→ TO DO
Write out, word for word, only the data from its first line to the line containing "0.02, 0.02, 0.02]".
--- START OF DATASET SECTION ---
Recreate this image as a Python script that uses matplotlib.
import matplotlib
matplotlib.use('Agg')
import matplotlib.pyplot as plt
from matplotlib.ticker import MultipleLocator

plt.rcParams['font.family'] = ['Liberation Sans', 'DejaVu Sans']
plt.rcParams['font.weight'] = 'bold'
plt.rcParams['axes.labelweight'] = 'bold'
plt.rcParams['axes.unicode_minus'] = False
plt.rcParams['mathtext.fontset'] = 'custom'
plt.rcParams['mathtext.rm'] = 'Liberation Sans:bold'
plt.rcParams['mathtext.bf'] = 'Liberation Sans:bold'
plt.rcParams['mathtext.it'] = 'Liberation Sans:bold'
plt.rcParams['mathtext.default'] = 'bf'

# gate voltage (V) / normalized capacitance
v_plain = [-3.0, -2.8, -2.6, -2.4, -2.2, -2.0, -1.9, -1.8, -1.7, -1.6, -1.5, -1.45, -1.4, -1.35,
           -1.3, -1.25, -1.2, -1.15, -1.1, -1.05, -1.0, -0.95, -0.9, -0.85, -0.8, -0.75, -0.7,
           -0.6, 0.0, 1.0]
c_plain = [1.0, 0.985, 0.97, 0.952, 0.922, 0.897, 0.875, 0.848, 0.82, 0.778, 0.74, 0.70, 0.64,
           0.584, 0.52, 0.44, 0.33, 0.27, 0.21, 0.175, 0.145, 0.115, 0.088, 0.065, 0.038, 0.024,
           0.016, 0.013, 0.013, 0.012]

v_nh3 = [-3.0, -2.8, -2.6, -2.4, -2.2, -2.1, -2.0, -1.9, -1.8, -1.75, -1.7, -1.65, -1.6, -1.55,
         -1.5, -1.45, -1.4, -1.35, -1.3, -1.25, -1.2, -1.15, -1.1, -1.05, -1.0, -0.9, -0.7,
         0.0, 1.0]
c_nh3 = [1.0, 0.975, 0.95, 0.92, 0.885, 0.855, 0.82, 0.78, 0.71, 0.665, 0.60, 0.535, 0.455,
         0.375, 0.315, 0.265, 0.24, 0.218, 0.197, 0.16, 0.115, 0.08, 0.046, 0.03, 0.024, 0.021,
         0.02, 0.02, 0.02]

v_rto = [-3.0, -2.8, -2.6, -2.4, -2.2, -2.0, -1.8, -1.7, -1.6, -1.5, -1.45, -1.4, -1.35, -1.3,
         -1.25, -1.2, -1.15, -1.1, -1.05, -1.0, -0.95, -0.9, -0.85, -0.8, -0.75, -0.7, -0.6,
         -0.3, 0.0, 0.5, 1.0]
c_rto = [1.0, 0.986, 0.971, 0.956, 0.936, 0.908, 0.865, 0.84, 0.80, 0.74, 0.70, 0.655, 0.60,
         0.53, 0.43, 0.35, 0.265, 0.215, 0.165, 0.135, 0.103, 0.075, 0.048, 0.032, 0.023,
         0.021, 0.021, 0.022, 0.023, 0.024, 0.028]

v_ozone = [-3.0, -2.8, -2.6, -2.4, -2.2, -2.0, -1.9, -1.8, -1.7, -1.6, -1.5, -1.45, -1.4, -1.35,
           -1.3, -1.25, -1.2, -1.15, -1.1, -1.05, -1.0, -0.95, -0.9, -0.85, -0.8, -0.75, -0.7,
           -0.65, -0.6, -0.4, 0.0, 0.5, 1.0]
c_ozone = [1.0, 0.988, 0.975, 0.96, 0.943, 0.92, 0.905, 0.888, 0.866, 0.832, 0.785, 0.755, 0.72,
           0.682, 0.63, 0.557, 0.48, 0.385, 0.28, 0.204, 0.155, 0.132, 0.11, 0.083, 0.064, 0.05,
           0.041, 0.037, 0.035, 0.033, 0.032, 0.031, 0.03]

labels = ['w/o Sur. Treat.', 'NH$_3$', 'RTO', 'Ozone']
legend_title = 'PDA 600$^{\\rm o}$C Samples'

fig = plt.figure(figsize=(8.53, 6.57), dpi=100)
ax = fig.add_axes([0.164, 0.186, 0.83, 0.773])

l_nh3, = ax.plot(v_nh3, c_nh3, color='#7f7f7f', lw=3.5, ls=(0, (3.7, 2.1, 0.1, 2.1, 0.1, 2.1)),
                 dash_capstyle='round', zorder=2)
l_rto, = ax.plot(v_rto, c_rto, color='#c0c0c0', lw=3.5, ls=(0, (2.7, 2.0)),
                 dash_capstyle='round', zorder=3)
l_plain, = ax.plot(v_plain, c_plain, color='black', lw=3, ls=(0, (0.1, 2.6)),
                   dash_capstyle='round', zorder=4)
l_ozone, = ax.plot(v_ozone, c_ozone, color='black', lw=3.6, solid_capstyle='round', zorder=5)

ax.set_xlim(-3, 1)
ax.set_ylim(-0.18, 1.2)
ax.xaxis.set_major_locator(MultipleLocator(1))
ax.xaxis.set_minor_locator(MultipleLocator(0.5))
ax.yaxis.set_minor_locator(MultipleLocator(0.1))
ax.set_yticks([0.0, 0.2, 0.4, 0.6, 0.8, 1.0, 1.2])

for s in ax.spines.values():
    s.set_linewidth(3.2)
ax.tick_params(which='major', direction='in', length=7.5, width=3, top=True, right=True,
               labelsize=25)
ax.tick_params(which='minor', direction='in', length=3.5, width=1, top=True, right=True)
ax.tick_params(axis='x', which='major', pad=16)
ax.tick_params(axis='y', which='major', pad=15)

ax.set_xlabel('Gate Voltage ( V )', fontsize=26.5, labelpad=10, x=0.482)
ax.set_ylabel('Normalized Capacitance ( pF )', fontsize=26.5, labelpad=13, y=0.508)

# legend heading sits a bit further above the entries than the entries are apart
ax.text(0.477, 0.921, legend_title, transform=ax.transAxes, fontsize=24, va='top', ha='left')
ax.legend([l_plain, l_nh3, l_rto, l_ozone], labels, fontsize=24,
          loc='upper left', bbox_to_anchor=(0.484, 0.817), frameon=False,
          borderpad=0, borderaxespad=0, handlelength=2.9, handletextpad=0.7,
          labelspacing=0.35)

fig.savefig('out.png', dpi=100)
--- END OF DATASET SECTION ---
→ WRITTEN REPLY
Recreate this image as a Python script that uses matplotlib.
import matplotlib
matplotlib.use('Agg')
import matplotlib.pyplot as plt
from matplotlib.ticker import MultipleLocator

plt.rcParams['font.family'] = ['Liberation Sans', 'DejaVu Sans']
plt.rcParams['font.weight'] = 'bold'
plt.rcParams['axes.labelweight'] = 'bold'
plt.rcParams['axes.unicode_minus'] = False
plt.rcParams['mathtext.fontset'] = 'custom'
plt.rcParams['mathtext.rm'] = 'Liberation Sans:bold'
plt.rcParams['mathtext.bf'] = 'Liberation Sans:bold'
plt.rcParams['mathtext.it'] = 'Liberation Sans:bold'
plt.rcParams['mathtext.default'] = 'bf'

# gate voltage (V) / normalized capacitance
v_plain = [-3.0, -2.8, -2.6, -2.4, -2.2, -2.0, -1.9, -1.8, -1.7, -1.6, -1.5, -1.45, -1.4, -1.35,
           -1.3, -1.25, -1.2, -1.15, -1.1, -1.05, -1.0, -0.95, -0.9, -0.85, -0.8, -0.75, -0.7,
           -0.6, 0.0, 1.0]
c_plain = [1.0, 0.985, 0.97, 0.952, 0.922, 0.897, 0.875, 0.848, 0.82, 0.778, 0.74, 0.70, 0.64,
           0.584, 0.52, 0.44, 0.33, 0.27, 0.21, 0.175, 0.145, 0.115, 0.088, 0.065, 0.038, 0.024,
           0.016, 0.013, 0.013, 0.012]

v_nh3 = [-3.0, -2.8, -2.6, -2.4, -2.2, -2.1, -2.0, -1.9, -1.8, -1.75, -1.7, -1.65, -1.6, -1.55,
         -1.5, -1.45, -1.4, -1.35, -1.3, -1.25, -1.2, -1.15, -1.1, -1.05, -1.0, -0.9, -0.7,
         0.0, 1.0]
c_nh3 = [1.0, 0.975, 0.95, 0.92, 0.885, 0.855, 0.82, 0.78, 0.71, 0.665, 0.60, 0.535, 0.455,
         0.375, 0.315, 0.265, 0.24, 0.218, 0.197, 0.16, 0.115, 0.08, 0.046, 0.03, 0.024, 0.021,
         0.02, 0.02, 0.02]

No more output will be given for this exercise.